NASA Satellite To Smash Into Earth This Week
Danika Wilkinson
at 12:00 AM 19 Sep 2020
Comments 0
Space junk: An artist's impression of the UARS satellite
IMAGE BY NASA
Space // 

A five tonne piece of space junk is hurtling out of control towards Earth and is expected to hit the ground sometime this weekend. NASA says that the defunct Upper Atmosphere Research Satellite (UARS), which was launched in 1991 to study climate change, will make impact somewhere between 57° south latitude and 57° north latitude - basically the entire populated world.

But before you run for cover in your purpose built bomb shelters, know that there is an estimated one-in-3,200 chance of a piece hitting just one person in the world. That's one person out of our population of almost seven billion.

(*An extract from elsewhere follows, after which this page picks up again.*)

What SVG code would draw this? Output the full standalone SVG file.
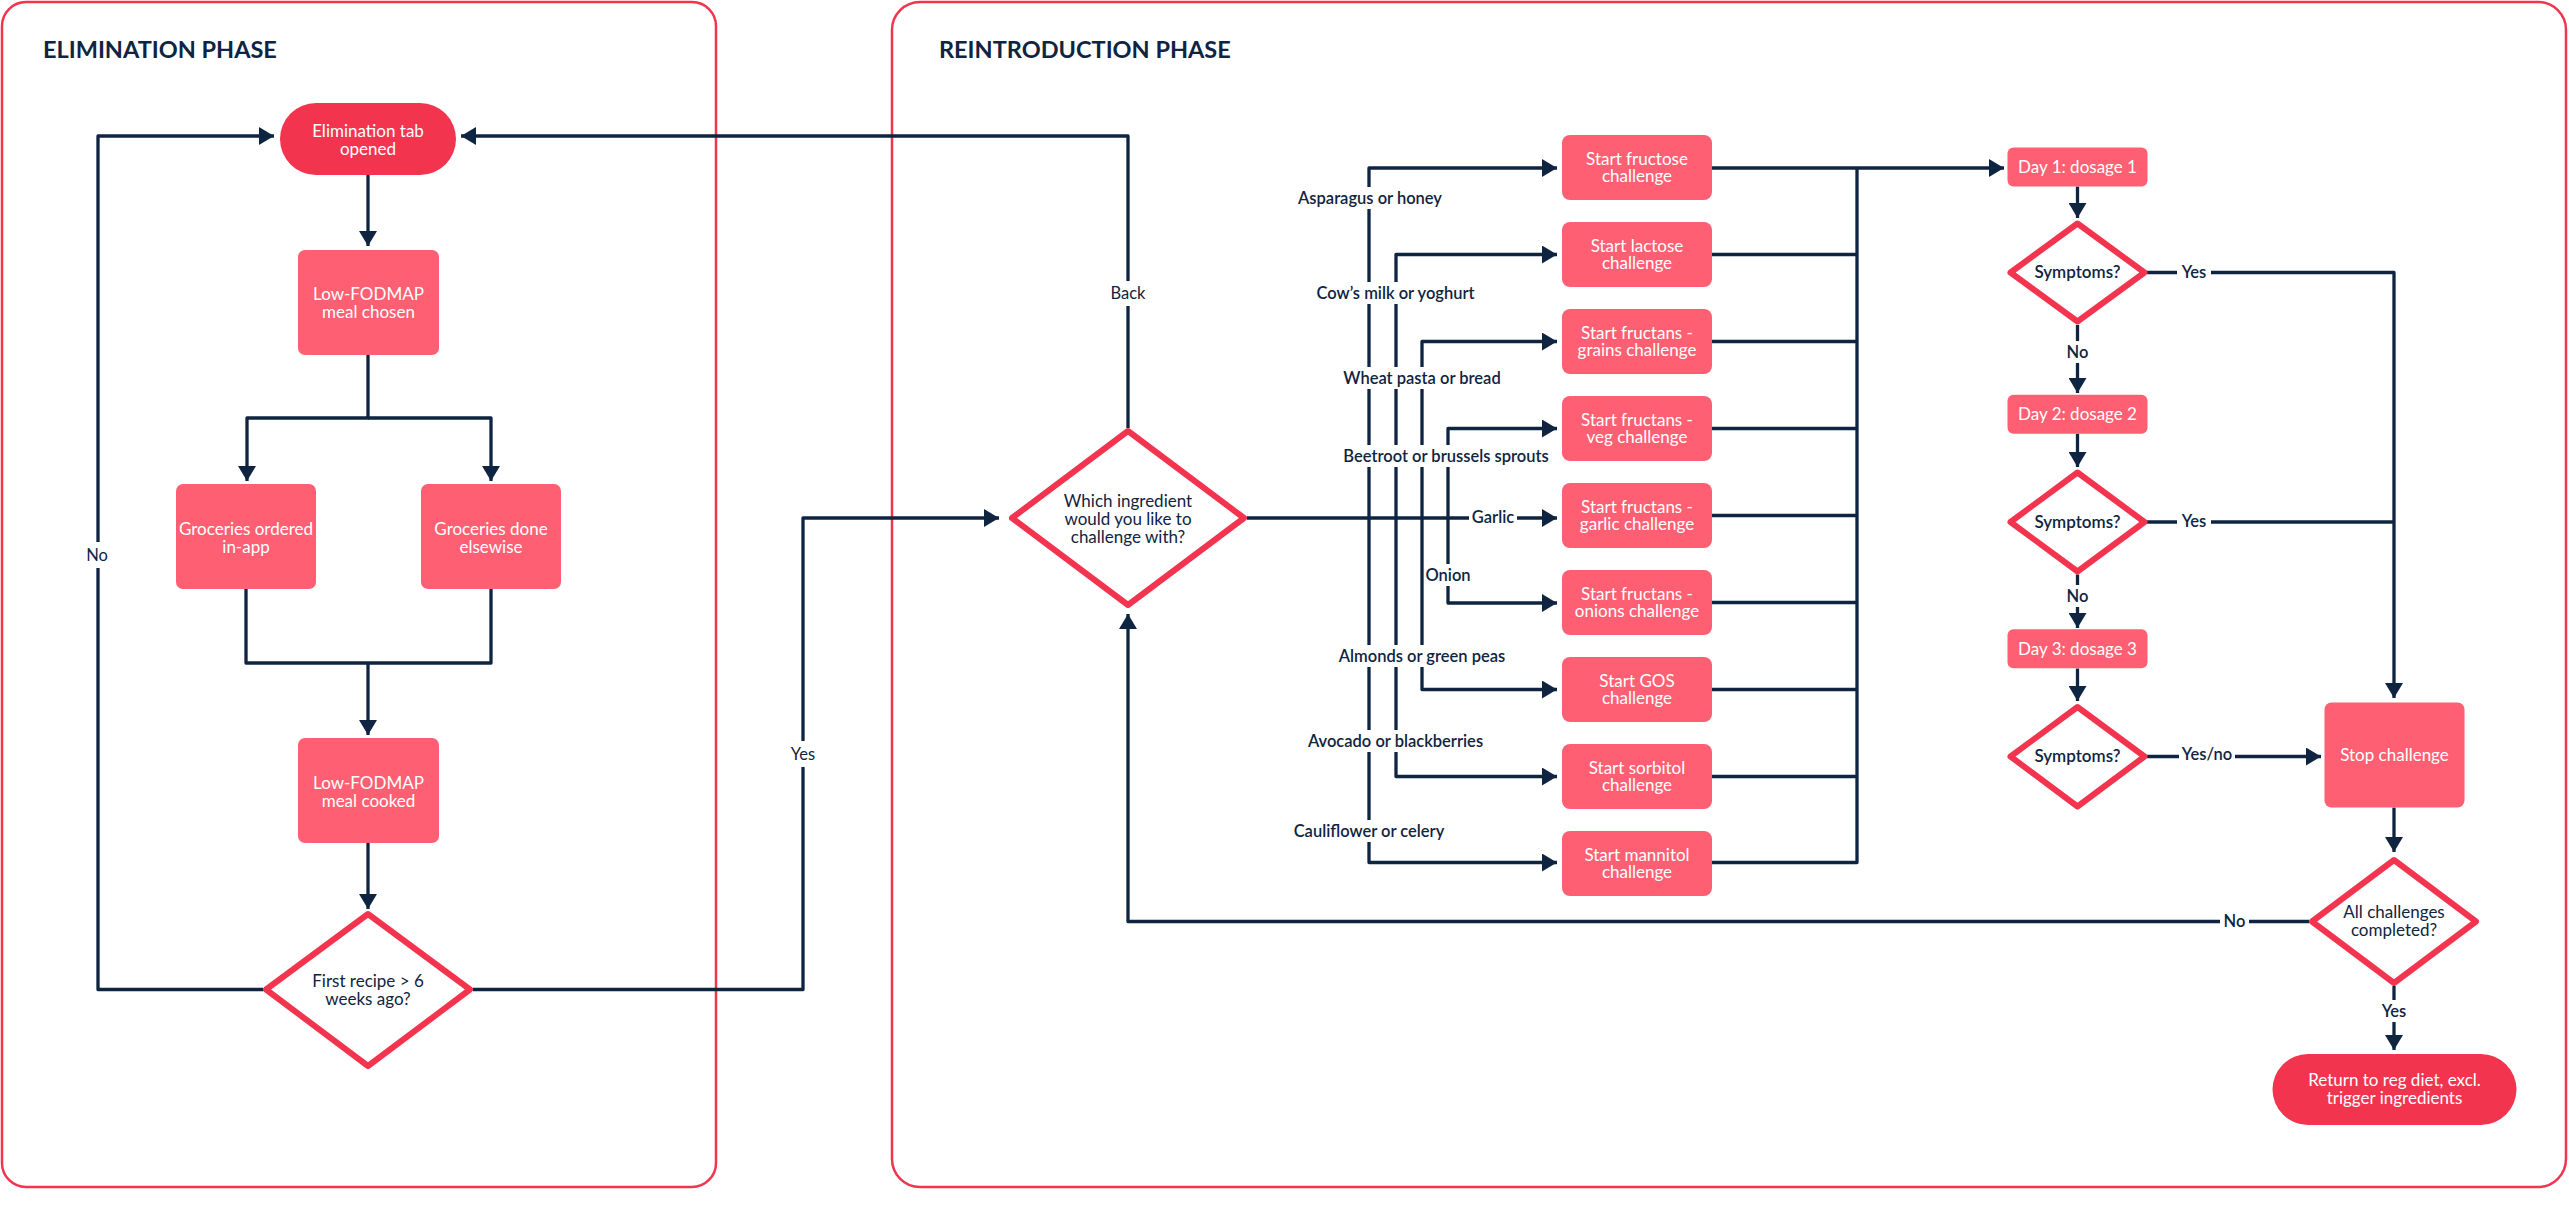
<svg xmlns="http://www.w3.org/2000/svg" width="2569" height="1206" viewBox="0 0 2569 1206">
<style>
.panel{fill:none;stroke:#f2344f;stroke-width:2.5}
.title{font-family:Lato,"Liberation Sans",sans-serif;font-weight:700;font-size:23.5px;fill:#0f2441}
.box{fill:#ff5f73}
.term{fill:#f2344f}
.dia{fill:#fff;stroke:#f2344f;stroke-width:6;stroke-linejoin:round}
.nt{font-family:Lato,"Liberation Sans",sans-serif;font-size:17px;fill:#fff;text-anchor:middle}
.dt{font-family:Lato,"Liberation Sans",sans-serif;font-size:17px;fill:#0f2441;text-anchor:middle}
.dts{font-weight:600}
.ln{fill:none;stroke:#0f2441;stroke-width:3.3;stroke-linejoin:round}
.arr{marker-end:url(#ah)}
.lb{fill:#fff}
.lt{font-family:Lato,"Liberation Sans",sans-serif;font-size:16.5px;font-weight:600;fill:#0f2441;text-anchor:middle}
.lr{font-weight:400}
</style>
<defs>
<marker id="ah" markerUnits="userSpaceOnUse" viewBox="0 0 15 18" markerWidth="15" markerHeight="18" refX="15" refY="9" orient="auto">
<path d="M0,0 L15,9 L0,18 z" fill="#0f2441"/>
</marker>
</defs>
<rect width="2569" height="1206" fill="#fff"/>

<g id="panel-elimination">
<rect class="panel" x="2" y="2" width="714" height="1185" rx="24"/>
<text class="title" x="43" y="58">ELIMINATION PHASE</text>
</g>
<g id="panel-reintroduction">
<rect class="panel" x="892" y="2" width="1674" height="1185" rx="28"/>
<text class="title" x="939" y="58">REINTRODUCTION PHASE</text>
</g>

<g id="connectors">
<!-- elimination -->
<path class="ln arr" d="M368,175 V246"/>
<path class="ln arr" d="M368,355 V418 H247 V481"/>
<path class="ln arr" d="M368,418 H491 V481"/>
<path class="ln" d="M246,589 V663 H491 V589"/>
<path class="ln arr" d="M368,663 V735"/>
<path class="ln arr" d="M368,843 V909"/>
<path class="ln arr" d="M263,989.5 H98 V136 H274"/>
<path class="ln arr" d="M473,989.5 H803 V518 H999"/>
<path class="ln arr" d="M1128,428 V136 H461"/>
<!-- ingredient branches -->
<path class="ln arr" d="M1247,518 H1557"/>
<path class="ln arr" d="M1369,518 V168 H1557"/>
<path class="ln arr" d="M1396,518 V254.5 H1557"/>
<path class="ln arr" d="M1422,518 V341.5 H1557"/>
<path class="ln arr" d="M1448,518 V428.5 H1557"/>
<path class="ln arr" d="M1448,518 V603 H1557"/>
<path class="ln arr" d="M1422,518 V689.5 H1557"/>
<path class="ln arr" d="M1396,518 V776.5 H1557"/>
<path class="ln arr" d="M1369,518 V862.5 H1557"/>
<!-- merge to day 1 -->
<path class="ln" d="M1712,254.5 H1857 M1712,341.5 H1857 M1712,428.5 H1857 M1712,515.5 H1857 M1712,602.5 H1857 M1712,689.5 H1857 M1712,776.5 H1857 M1712,862.5 H1857 V168"/>
<path class="ln arr" d="M1712,168 H2004"/>
<!-- day sequence -->
<path class="ln arr" d="M2077.5,186.5 V218"/>
<path class="ln arr" d="M2147,272.5 H2394 V698"/>
<path class="ln arr" d="M2077.5,325 V393"/>
<path class="ln arr" d="M2077.5,433.7 V467"/>
<path class="ln" d="M2147,522 H2394"/>
<path class="ln arr" d="M2077.5,574.5 V628"/>
<path class="ln arr" d="M2077.5,668.5 V701"/>
<path class="ln arr" d="M2147,756.5 H2321"/>
<path class="ln arr" d="M2394,807.5 V852"/>
<path class="ln arr" d="M2309,921.5 H1128 V614"/>
<path class="ln arr" d="M2394,986 V1050"/>

<!-- labels -->
<g id="label-no-elim"><rect class="lb" x="84" y="542" width="28" height="26"/><text class="lt lr" x="97" y="561">No</text></g>
<g id="label-yes-elim"><rect class="lb" x="787" y="741" width="32" height="26"/><text class="lt lr" x="803" y="760">Yes</text></g>
<g id="label-back"><rect class="lb" x="1104" y="281" width="48" height="25"/><text class="lt lr" x="1128" y="299">Back</text></g>
<g id="label-asparagus"><rect class="lb" x="1292" y="187" width="156" height="22"/><text class="lt" x="1370" y="204">Asparagus or honey</text></g>
<g id="label-cows"><rect class="lb" x="1311" y="282" width="169" height="22"/><text class="lt" x="1395.5" y="299">Cow’s milk or yoghurt</text></g>
<g id="label-wheat"><rect class="lb" x="1337" y="367" width="170" height="22"/><text class="lt" x="1422" y="384">Wheat pasta or bread</text></g>
<g id="label-beetroot"><rect class="lb" x="1339" y="445" width="214" height="22"/><text class="lt" x="1446" y="462">Beetroot or brussels sprouts</text></g>
<g id="label-garlic"><rect class="lb" x="1469" y="507" width="48" height="22"/><text class="lt" x="1493" y="523">Garlic</text></g>
<g id="label-onion"><rect class="lb" x="1424" y="564" width="48" height="22"/><text class="lt" x="1448" y="581">Onion</text></g>
<g id="label-almonds"><rect class="lb" x="1334" y="645" width="176" height="22"/><text class="lt" x="1422" y="662">Almonds or green peas</text></g>
<g id="label-avocado"><rect class="lb" x="1303" y="730" width="185" height="22"/><text class="lt" x="1395.5" y="747">Avocado or blackberries</text></g>
<g id="label-cauliflower"><rect class="lb" x="1290" y="820" width="158" height="22"/><text class="lt" x="1369" y="837">Cauliflower or celery</text></g>
<g id="label-yes1"><rect class="lb" x="2177" y="261" width="34" height="22"/><text class="lt" x="2194" y="278">Yes</text></g>
<g id="label-no1"><rect class="lb" x="2064" y="341" width="28" height="22"/><text class="lt" x="2077.5" y="358">No</text></g>
<g id="label-yes2"><rect class="lb" x="2177" y="510" width="34" height="22"/><text class="lt" x="2194" y="527">Yes</text></g>
<g id="label-no2"><rect class="lb" x="2064" y="585" width="28" height="22"/><text class="lt" x="2077.5" y="602">No</text></g>
<g id="label-yesno"><rect class="lb" x="2179" y="744" width="56" height="22"/><text class="lt" x="2207" y="760">Yes/no</text></g>
<g id="label-no-all"><rect class="lb" x="2220" y="910" width="29" height="22"/><text class="lt" x="2234.5" y="927">No</text></g>
<g id="label-yes-all"><rect class="lb" x="2377" y="1000" width="34" height="22"/><text class="lt" x="2394" y="1017">Yes</text></g>
</g>

<!-- elimination nodes -->
<g id="node-elimination-tab">
<rect class="term" x="280" y="103" width="176" height="72" rx="36"/>
<text class="nt" x="368" y="137">Elimination tab</text><text class="nt" x="368" y="155">opened</text>
</g>
<g id="node-meal-chosen">
<rect class="box" x="298" y="250" width="141" height="105" rx="7"/>
<text class="nt" x="368.5" y="300">Low-FODMAP</text><text class="nt" x="368.5" y="318">meal chosen</text>
</g>
<g id="node-groceries-inapp">
<rect class="box" x="176" y="484" width="140" height="105" rx="7"/>
<text class="nt" x="246" y="535">Groceries ordered</text><text class="nt" x="246" y="553">in-app</text>
</g>
<g id="node-groceries-else">
<rect class="box" x="421" y="484" width="140" height="105" rx="7"/>
<text class="nt" x="491" y="535">Groceries done</text><text class="nt" x="491" y="553">elsewise</text>
</g>
<g id="node-meal-cooked">
<rect class="box" x="298" y="738" width="141" height="105" rx="7"/>
<text class="nt" x="368.5" y="788.5">Low-FODMAP</text><text class="nt" x="368.5" y="806.5">meal cooked</text>
</g>
<g id="node-first-recipe">
<path class="dia" d="M368,914 L470,989.5 L368,1066 L266,989.5 Z"/>
<text class="dt" x="368" y="987">First recipe &gt; 6</text><text class="dt" x="368" y="1005">weeks ago?</text>
</g>

<!-- reintroduction nodes -->
<g id="node-which-ingredient">
<path class="dia" d="M1128,431 L1244,518 L1128,605 L1012,518 Z"/>
<text class="dt" x="1128" y="506.5">Which ingredient</text><text class="dt" x="1128" y="524.5">would you like to</text><text class="dt" x="1128" y="543">challenge with?</text>
</g>
<g id="node-fructose"><rect class="box" x="1562" y="135" width="150" height="65" rx="8"/><text class="nt" x="1637" y="164.5">Start fructose</text><text class="nt" x="1637" y="182">challenge</text></g>
<g id="node-lactose"><rect class="box" x="1562" y="222" width="150" height="65" rx="8"/><text class="nt" x="1637" y="251.5">Start lactose</text><text class="nt" x="1637" y="269">challenge</text></g>
<g id="node-grains"><rect class="box" x="1562" y="309" width="150" height="65" rx="8"/><text class="nt" x="1637" y="338.5">Start fructans -</text><text class="nt" x="1637" y="356">grains challenge</text></g>
<g id="node-veg"><rect class="box" x="1562" y="396" width="150" height="65" rx="8"/><text class="nt" x="1637" y="425.5">Start fructans -</text><text class="nt" x="1637" y="443">veg challenge</text></g>
<g id="node-garlic"><rect class="box" x="1562" y="483" width="150" height="65" rx="8"/><text class="nt" x="1637" y="512.5">Start fructans -</text><text class="nt" x="1637" y="530">garlic challenge</text></g>
<g id="node-onions"><rect class="box" x="1562" y="570" width="150" height="65" rx="8"/><text class="nt" x="1637" y="599.5">Start fructans -</text><text class="nt" x="1637" y="617">onions challenge</text></g>
<g id="node-gos"><rect class="box" x="1562" y="657" width="150" height="65" rx="8"/><text class="nt" x="1637" y="686.5">Start GOS</text><text class="nt" x="1637" y="704">challenge</text></g>
<g id="node-sorbitol"><rect class="box" x="1562" y="744" width="150" height="65" rx="8"/><text class="nt" x="1637" y="773.5">Start sorbitol</text><text class="nt" x="1637" y="791">challenge</text></g>
<g id="node-mannitol"><rect class="box" x="1562" y="831" width="150" height="65" rx="8"/><text class="nt" x="1637" y="860.5">Start mannitol</text><text class="nt" x="1637" y="878">challenge</text></g>

<g id="node-day1"><rect class="box" x="2007.5" y="147.5" width="140" height="39" rx="6"/><text class="nt" x="2077.5" y="173">Day 1: dosage 1</text></g>
<g id="node-symptoms1"><path class="dia" d="M2077.5,223.5 L2144.5,272.5 L2077.5,321.5 L2010.5,272.5 Z"/><text class="dt dts" x="2077.5" y="278">Symptoms?</text></g>
<g id="node-day2"><rect class="box" x="2007.5" y="394.7" width="140" height="39" rx="6"/><text class="nt" x="2077.5" y="420">Day 2: dosage 2</text></g>
<g id="node-symptoms2"><path class="dia" d="M2077.5,472.5 L2144.5,522 L2077.5,571.5 L2010.5,522 Z"/><text class="dt dts" x="2077.5" y="527.5">Symptoms?</text></g>
<g id="node-day3"><rect class="box" x="2007.5" y="629.3" width="140" height="39" rx="6"/><text class="nt" x="2077.5" y="655">Day 3: dosage 3</text></g>
<g id="node-symptoms3"><path class="dia" d="M2077.5,707 L2144.5,756.5 L2077.5,806.5 L2010.5,756.5 Z"/><text class="dt dts" x="2077.5" y="762">Symptoms?</text></g>
<g id="node-stop"><rect class="box" x="2324.5" y="702.5" width="140" height="105" rx="7"/><text class="nt" x="2394.5" y="761">Stop challenge</text></g>
<g id="node-all-completed"><path class="dia" d="M2394,860 L2476,921.5 L2394,983 L2312,921.5 Z"/><text class="dt" x="2394" y="918.4">All challenges</text><text class="dt" x="2394" y="936">completed?</text></g>
<g id="node-return"><rect class="term" x="2272.5" y="1054" width="244" height="71" rx="35.5"/><text class="nt" x="2394.5" y="1086">Return to reg diet, excl.</text><text class="nt" x="2394.5" y="1104">trigger ingredients</text></g>
</svg>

Most of the satellite will burn up during re-entry, but it is predicted that several pieces will survive. The debris will be spread across a 800 km linear field with the largest piece weighing up to a hefty 150 kg.

NASA will be able to predict the crash location within two hours of impact, but will still have an 8,000 km margin of error.

"There are too many variations on solar activity which affect the atmosphere, the drag on the vehicle," Nicholas Johnson, chief scientist for orbital debris at NASA, told the Washington Post.

"In over 50 years of [man made space debris] coming back around the world, no one has ever been hurt. There has never been any significant property damage."

The biggest NASA satellite to hit earth was Skylab, a piece of space junk that landed south-east of Perth in 1979. It was 15 times the size of UARS.

Scientists say that the pattern of debris will provide an insight into the eventual re-entry of the space station, which is 80 times the size of UARS, in the coming century.